Est-ce un parfait équilibre entre travail en solitaire et en équipe ?
Il y a de cela, l’écriture et le dessin s’accomplissent en solo, les moments devant les caméras et les micros se vivent dans le partage et la complicité. J’y trouve mon moteur professionnel. Pourquoi se priver de tant de bonheurs ? Et quand j’ai le sentiment d’avoir fait le tour d’une aventure, j’arrête. J’aime avancer en ayant des frissons, en prenant certains risques. Quoiqu’on puisse en penser, le Chat ne tombe jamais dans la routine ! Je dessine et je crée tous les jours, j’accumule un matériel en dessins, en tableaux et en sculptures, qui, une fois suffisant, alimente tel ou tel objectif.
Vous considérez-vous comme un entrepreneur ?

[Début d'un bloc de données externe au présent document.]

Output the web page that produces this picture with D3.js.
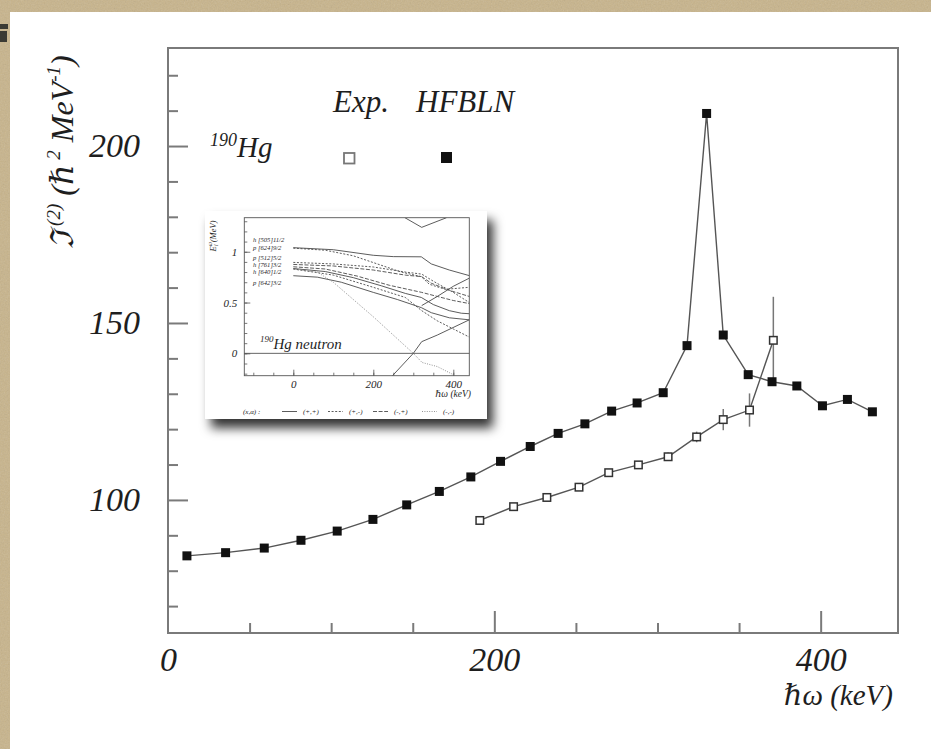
<!DOCTYPE html>
<html>
<head>
<meta charset="utf-8">
<script src="https://cdn.jsdelivr.net/npm/d3@7"></script>
<style>
  html, body { margin: 0; padding: 0; background: #c8b48b; }
  svg { display: block; }
  text { font-family: "Liberation Serif", "DejaVu Serif", serif; font-style: italic; fill: #1e1e1e; }
</style>
</head>
<body>
<svg id="chart" width="931" height="749"></svg>
<script>
// ---------------- data (main plot) ----------------
const hfbX = [11.6, 35.3, 59.0, 81.5, 103.7, 125.6, 146.3, 166.3, 185.6, 203.8, 222.0, 239.1, 255.5,
              271.9, 287.5, 303.5, 318.1, 330.1, 340.3, 355.6, 370.2, 385.4, 401.1, 416.4, 431.7];
const hfbY = [84.2, 85.1, 86.4, 88.6, 91.2, 94.5, 98.6, 102.4, 106.5, 110.9, 115.1, 118.8, 121.5,
              125.1, 127.4, 130.3, 143.6, 209.2, 146.6, 135.4, 133.4, 132.2, 126.6, 128.4, 124.9];
const expX = [191.1, 211.8, 232.2, 251.9, 270.1, 288.3, 306.5, 324.0, 340.3, 356.4, 371.0];
const expY = [94.2, 98.1, 100.7, 103.6, 107.7, 109.9, 112.2, 117.8, 122.7, 125.4, 145.1];
const expErr = [0.5, 0.5, 0.5, 0.5, 0.6, 0.8, 1.2, 1.5, 3.0, 4.7, 12.3];

const xMajorTicks = [0, 200, 400];
const xMinorTicks = [50, 100, 150, 250, 300, 350];
const yMajorTicks = [100, 150, 200];
const yMinorTicks = [70, 80, 90, 110, 120, 130, 140, 160, 170, 180, 190, 210, 220];

// ---------------- data (inset) ----------------
const insetLevelNames = ["h [505]11/2", "p [624]9/2", "p [512]5/2", "h [761]3/2", "h [640]1/2", "p [642]3/2"];
const insetLevelLabelE = [1.122, 1.039, 0.945, 0.875, 0.805, 0.699];
const insetYTicksMajor = [0, 0.5, 1];
const insetXTicksMajor = [0, 200, 400];
const curvePP1 = [[0,1.04],[100,1.02],[200,0.965],[250,0.952],[320,0.95],[345,0.88],[390,0.82],[440,0.765]];
const curvePP2 = [[0,0.835],[80,0.805],[150,0.745],[220,0.665],[280,0.59],[320,0.55],[350,0.48],[390,0.42],[420,0.395],[440,0.39]];
const curvePP3 = [[0,0.764],[60,0.75],[120,0.70],[200,0.60],[260,0.53],[320,0.45],[345,0.40],[390,0.35],[440,0.33]];
const curvePP4 = [[248,-0.22],[300,0],[321,0.115],[360,0.18],[440,0.33]];
const curvePP5 = [[321,0.47],[360,0.56],[400,0.66],[440,0.74]];
const curvePP6 = [[279,1.335],[321,1.24],[383,1.335]];
const curvePM1 = [[0,1.035],[80,1.015],[150,0.96],[210,0.88],[270,0.80],[320,0.755],[340,0.68],[380,0.63],[440,0.65]];
const curvePM2 = [[0,0.895],[100,0.88],[200,0.85],[280,0.80],[321,0.78],[350,0.71],[400,0.60],[440,0.50]];
const curvePM3 = [[0,0.83],[100,0.77],[200,0.65],[280,0.55],[321,0.42],[360,0.32],[400,0.24],[440,0.16]];
const curveMP1 = [[0,0.875],[100,0.86],[200,0.82],[280,0.77],[321,0.755],[345,0.69],[390,0.62],[440,0.56]];
const curveMP2 = [[0,0.852],[80,0.83],[160,0.76],[240,0.67],[321,0.60],[360,0.56],[400,0.52],[440,0.49]];
const curveMM1 = [[0,0.83],[60,0.80],[100,0.70],[200,0.36],[300,0.0],[322,-0.09],[360,-0.13],[400,-0.21]];
const insetLegend = [["(+,+)", "solid"], ["(+,-)", "pm"], ["(-,+)", "mp"], ["(-,-)", "mm"]];

// ---------------- drawing ----------------
const svg = d3.select("#chart");
const defs = svg.append("defs");
const noise = defs.append("filter").attr("id", "paper").attr("x", 0).attr("y", 0).attr("width", 1).attr("height", 1);
noise.append("feTurbulence").attr("type", "fractalNoise").attr("baseFrequency", 0.7).attr("numOctaves", 2).attr("seed", 4);
noise.append("feColorMatrix").attr("type", "saturate").attr("values", 0);
const sh = defs.append("filter").attr("id", "shadow").attr("x", -0.1).attr("y", -0.1).attr("width", 1.3).attr("height", 1.35);
sh.append("feDropShadow").attr("dx", 6).attr("dy", 9).attr("stdDeviation", 5.5).attr("flood-color", "#000").attr("flood-opacity", 0.8);

// parchment background + white page
svg.append("rect").attr("width", 931).attr("height", 749).attr("fill", "#c8b48b");
svg.append("rect").attr("width", 931).attr("height", 749).attr("filter", "url(#paper)").attr("opacity", 0.22);
svg.append("rect").attr("x", 0).attr("y", 24).attr("width", 8).attr("height", 5).attr("fill", "#3a3a34");
svg.append("rect").attr("x", 0).attr("y", 31).attr("width", 7).attr("height", 11).attr("fill", "#3a3a34");
svg.append("rect").attr("x", 10).attr("y", 12).attr("width", 921).attr("height", 737).attr("fill", "#fff");

// scales
const x = d3.scaleLinear().domain([0, 447.4]).range([168, 898]);
const y = d3.scaleLinear().domain([62.4, 227.7]).range([633, 48]);

const axisColor = "#7a7a7a";
// frame
svg.append("rect").attr("x", x(0)).attr("y", y(227.7)).attr("width", x(447.4) - x(0)).attr("height", y(62.4) - y(227.7))
  .attr("fill", "none").attr("stroke", axisColor).attr("stroke-width", 2);

function styleAxis(g) {
  g.select(".domain").remove();
  g.selectAll(".tick line").attr("stroke", axisColor).attr("stroke-width", 2);
}
// x axis
svg.append("g").attr("transform", `translate(0,${y(62.4)})`)
  .call(d3.axisBottom(x).tickValues(xMinorTicks).tickSizeInner(-10).tickSizeOuter(0).tickFormat(""))
  .call(styleAxis);
const gxM = svg.append("g").attr("transform", `translate(0,${y(62.4)})`)
  .call(d3.axisBottom(x).tickValues(xMajorTicks).tickSizeInner(-22).tickSizeOuter(0).tickPadding(14).tickFormat(d3.format("d")))
  .call(styleAxis);
gxM.selectAll(".tick line").filter(d => d === 0).remove();
gxM.selectAll("text").attr("font-size", 34).attr("font-family", "Liberation Serif, serif").attr("font-style", "italic").attr("fill", "#222");

// y axis
svg.append("g").attr("transform", `translate(${x(0)},0)`)
  .call(d3.axisLeft(y).tickValues(yMinorTicks).tickSizeInner(-10).tickSizeOuter(0).tickFormat(""))
  .call(styleAxis);
const gyM = svg.append("g").attr("transform", `translate(${x(0)},0)`)
  .call(d3.axisLeft(y).tickValues(yMajorTicks).tickSizeInner(-20).tickSizeOuter(0).tickPadding(28).tickFormat(d3.format("d")))
  .call(styleAxis);
gyM.selectAll("text").attr("font-size", 34).attr("font-family", "Liberation Serif, serif").attr("font-style", "italic").attr("fill", "#222");

// axis titles
const xt = svg.append("text").attr("x", 893).attr("y", 705).attr("text-anchor", "end").attr("font-size", 29);
xt.text("ℏω (keV)");
const yt = svg.append("text").attr("transform", "translate(73,152) rotate(-90)").attr("text-anchor", "middle").attr("font-size", 32);
yt.append("tspan").text("ℑ");
yt.append("tspan").attr("font-size", 19).attr("dy", -13).text(" (2)");
yt.append("tspan").attr("dy", 13).text(" (ℏ");
yt.append("tspan").attr("font-size", 19).attr("dy", -13).text(" 2");
yt.append("tspan").attr("dy", 13).text(" MeV");
yt.append("tspan").attr("font-size", 19).attr("dy", -13).text("-1");
yt.append("tspan").attr("dy", 13).text(")");

// lines
const line = d3.line().x(d => x(d[0])).y(d => y(d[1]));
const hfb = hfbX.map((v, i) => [v, hfbY[i]]);
const exp = expX.map((v, i) => [v, expY[i], expErr[i]]);
svg.append("path").attr("d", line(hfb)).attr("fill", "none").attr("stroke", "#555").attr("stroke-width", 1.4);
svg.append("path").attr("d", line(exp)).attr("fill", "none").attr("stroke", "#555").attr("stroke-width", 1.4);
// error bars
svg.selectAll(".err").data(exp).enter().append("line")
  .attr("x1", d => x(d[0])).attr("x2", d => x(d[0]))
  .attr("y1", d => y(d[1] - d[2])).attr("y2", d => y(d[1] + d[2]))
  .attr("stroke", "#777").attr("stroke-width", 1.5);
// markers
const ms = 9;
svg.selectAll(".hfb").data(hfb).enter().append("rect")
  .attr("x", d => x(d[0]) - ms / 2).attr("y", d => y(d[1]) - ms / 2).attr("width", ms).attr("height", ms)
  .attr("fill", "#111");
svg.selectAll(".exp").data(exp).enter().append("rect")
  .attr("x", d => x(d[0]) - ms / 2 + 0.75).attr("y", d => y(d[1]) - ms / 2 + 0.75).attr("width", ms - 1.5).attr("height", ms - 1.5)
  .attr("fill", "#fff").attr("stroke", "#333").attr("stroke-width", 1.5);

// legend
svg.append("text").attr("x", 333).attr("y", 112).attr("font-size", 31).text("Exp.");
svg.append("text").attr("x", 416).attr("y", 112).attr("font-size", 31).text("HFBLN");
const hg = svg.append("text").attr("x", 210).attr("y", 157).attr("font-size", 29);
hg.append("tspan").attr("font-size", 18).attr("dy", -11).text("190");
hg.append("tspan").attr("dy", 11).text("Hg");
svg.append("rect").attr("x", 344).attr("y", 153).attr("width", 10.5).attr("height", 10.5)
  .attr("fill", "#fff").attr("stroke", "#777").attr("stroke-width", 1.8);
svg.append("rect").attr("x", 441).attr("y", 152).attr("width", 11).attr("height", 11).attr("fill", "#111");

// ---------------- inset ----------------
const inset = svg.append("g");
inset.append("rect").attr("x", 205).attr("y", 211).attr("width", 282).attr("height", 208)
  .attr("fill", "#fff").attr("filter", "url(#shadow)");
const ix = d3.scaleLinear().domain([-122.5, 440]).range([244.3, 469.3]);
const iy = d3.scaleLinear().domain([-0.22, 1.335]).range([375.7, 217.7]);
const iaxis = "#555";
inset.append("rect").attr("x", ix(-122.5)).attr("y", iy(1.335)).attr("width", ix(440) - ix(-122.5)).attr("height", iy(-0.22) - iy(1.335))
  .attr("fill", "none").attr("stroke", iaxis).attr("stroke-width", 0.9);
function iStyle(g) { g.select(".domain").remove(); g.selectAll(".tick line").attr("stroke", iaxis).attr("stroke-width", 0.8); }
inset.append("g").attr("transform", `translate(0,${iy(-0.22)})`)
  .call(d3.axisBottom(ix).tickValues(d3.range(-100, 401, 50)).tickSizeInner(-3).tickSizeOuter(0).tickFormat("")).call(iStyle);
const ixg = inset.append("g").attr("transform", `translate(0,${iy(-0.22)})`)
  .call(d3.axisBottom(ix).tickValues(insetXTicksMajor).tickSizeInner(-6).tickSizeOuter(0).tickPadding(5).tickFormat(d3.format("d"))).call(iStyle);
ixg.selectAll("text").attr("font-size", 11).attr("font-family", "Liberation Serif, serif").attr("font-style", "italic").attr("fill", "#222");
inset.append("g").attr("transform", `translate(${ix(-122.5)},0)`)
  .call(d3.axisLeft(iy).tickValues(d3.range(-2, 14).map(v => v / 10)).tickSizeInner(-3).tickSizeOuter(0).tickFormat("")).call(iStyle);
const iyg = inset.append("g").attr("transform", `translate(${ix(-122.5)},0)`)
  .call(d3.axisLeft(iy).tickValues(insetYTicksMajor).tickSizeInner(-6).tickSizeOuter(0).tickPadding(7).tickFormat(d => d === 0.5 ? "0.5" : d3.format("d")(d))).call(iStyle);
iyg.selectAll("text").attr("font-size", 11).attr("font-family", "Liberation Serif, serif").attr("font-style", "italic").attr("fill", "#222");

inset.append("text").attr("x", 471).attr("y", 397).attr("text-anchor", "end").attr("font-size", 9.5).text("ℏω (keV)");
const iyt = inset.append("text").attr("transform", "translate(216,236) rotate(-90)").attr("text-anchor", "middle").attr("font-size", 8.5);
iyt.append("tspan").text("E");
iyt.append("tspan").attr("font-size", 6).attr("dy", -4).text("ω");
iyt.append("tspan").attr("font-size", 6).attr("dx", -4).attr("dy", 6).text("i");
iyt.append("tspan").attr("dy", -2).text(" (MeV)");

// zero line
inset.append("line").attr("x1", ix(-122.5)).attr("x2", ix(440)).attr("y1", iy(0)).attr("y2", iy(0)).attr("stroke", "#555").attr("stroke-width", 0.9);

const iline = d3.line().x(d => ix(d[0])).y(d => iy(d[1]));
const styles = {
  solid: { dash: null, color: "#4a4a4a", w: 0.9 },
  pm: { dash: "2,1.6", color: "#4a4a4a", w: 0.9 },
  mp: { dash: "4,1.6", color: "#4a4a4a", w: 0.9 },
  mm: { dash: "1,1.4", color: "#888", w: 0.9 }
};
const curves = [
  [curvePP1, "solid"], [curvePP2, "solid"], [curvePP3, "solid"], [curvePP4, "solid"], [curvePP5, "solid"], [curvePP6, "solid"],
  [curvePM1, "pm"], [curvePM2, "pm"], [curvePM3, "pm"],
  [curveMP1, "mp"], [curveMP2, "mp"],
  [curveMM1, "mm"]
];
const clip = defs.append("clipPath").attr("id", "iclip");
clip.append("rect").attr("x", ix(-122.5)).attr("y", iy(1.335)).attr("width", ix(440) - ix(-122.5)).attr("height", iy(-0.22) - iy(1.335));
const cg = inset.append("g").attr("clip-path", "url(#iclip)");
curves.forEach(([c, t]) => {
  cg.append("path").attr("d", iline(c)).attr("fill", "none").attr("stroke", styles[t].color)
    .attr("stroke-width", styles[t].w).attr("stroke-dasharray", styles[t].dash);
});
// level labels
insetLevelNames.forEach((n, i) => {
  inset.append("text").attr("x", 253).attr("y", iy(insetLevelLabelE[i]) + 2.3).attr("font-size", 6.6).text(n);
  inset.append("line").attr("x1", ix(-122.5)).attr("x2", ix(-122.5) + 3).attr("y1", iy(insetLevelLabelE[i])).attr("y2", iy(insetLevelLabelE[i]));
});
// 190Hg neutron
const hn = inset.append("text").attr("x", 260).attr("y", 349).attr("font-size", 15);
hn.append("tspan").attr("font-size", 9).attr("dy", -7).text("190");
hn.append("tspan").attr("dy", 7).text("Hg neutron");
// inset legend
inset.append("text").attr("x", 243).attr("y", 414).attr("font-size", 7).text("(x,α) :");
const legX = [282, 328, 373, 422];
insetLegend.forEach(([lab, t], i) => {
  const s = styles[t];
  inset.append("line").attr("x1", legX[i]).attr("x2", legX[i] + 15).attr("y1", 411.5).attr("y2", 411.5)
    .attr("stroke", s.color).attr("stroke-width", s.w).attr("stroke-dasharray", s.dash);
  inset.append("text").attr("x", legX[i] + 21).attr("y", 414).attr("font-size", 7).text(lab);
});
</script>
</body>
</html>
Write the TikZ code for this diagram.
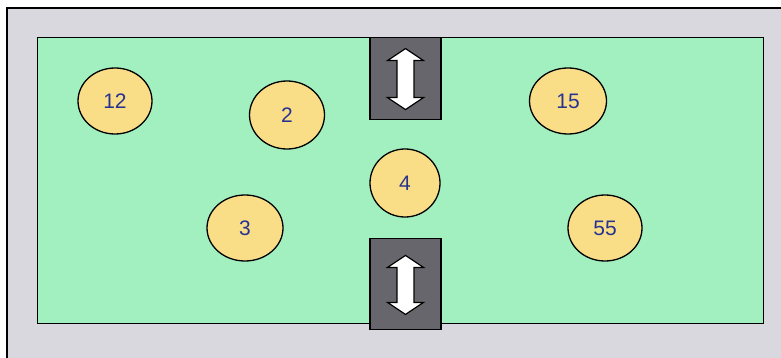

Oui, dans le sens où j’entreprends des projets. Au fil des années, je me suis entouré d’une série de collaborateurs qui me déchargent de tout ce qui n’est pas créatif comme la comptabilité, l’administratif ou encore les relations avec les galeries d’art, les archives, les transports ou les réseaux sociaux. Avoir créé des emplois représente aussi une satisfaction. L’équipe compte une dizaine de personnes, sans compter les très nombreux emplois indirects : encadreur, éditeur, fondeur et soudeur pour les statues… En tant qu’entrepreneur, on a aussi le goût de la transmission, pour ma part de la passion et de la rigueur.
Quels conseils vous a-t-on donnés ?
Je me suis fait au petit bonheur la chance, au fur et à mesure. J’ai engagé, il y a vingt-cinq ans, un collaborateur qui m’est précieux. Tout gamin, il était passionné par le Chat, il m’avait déjà demandé de dédicacer le premier album en 1986. Il revenait chaque année aux séances de signature, il a fait des études commerciales et je l’ai embauché. Puis l’entreprise a grandi. Mais je suis très conscient de ma responsabilité, celle de bosser pour donner suffisamment de travail à tous mes collaborateurs. Cette dynamique m’a poussé à oser. Une responsabilité qui m’enchante car je ne compte pas du tout m’arrêter !
L’espoir se transmet-il par le biais de l’humour ?
J’ai écrit le livre « Peut-on rire de tout ? » en 2013, bien avant les attentats et notre époque de dénonciations outrageuses. Je le referais aujourd’hui, je continue à penser qu’il faut rire de tout, et ne surtout pas baisser les bras devant cet océan de bêtises qui déferle sur les réseaux sociaux. Conscient de cette pensée qui se rétrécit, il est d’autant plus nécessaire de faire œuvre utile. Je ne vais pas m’empêcher d’aborder certains sujets sous prétexte de peut-être en indigner certains. Je préfère dire les choses par le prisme de la bienveillance et de l’humour. Le Chat balance parfois des horreurs absolues qui sont aussi la dénonciation de ce qu’il avance.
Justement, quels sont les traits de son caractère ?
La liberté de penser et l’absence de peur du ridicule. Il peut, sans problèmes, passer pour un crétin, ce qui est une force. Nous parlons de lui comme s’il était réel mais bon, c’est quand même moi qui lui ai insufflé cette liberté de penser si précieuse.
Qu’est-ce que la vie vous a appris ?
Qu’elle est le bien le plus précieux. La vie est unique, courte, merveilleuse, et mérite qu’on s’en soucie, pour soi-même et pour les autres. Comme le chantait Brassens dans une de ses chansons : « Mourons pour des idées, d'accord, mais de mort lente », la vie est le seul luxe pour beaucoup. Être en vie, voilà ce qui importe.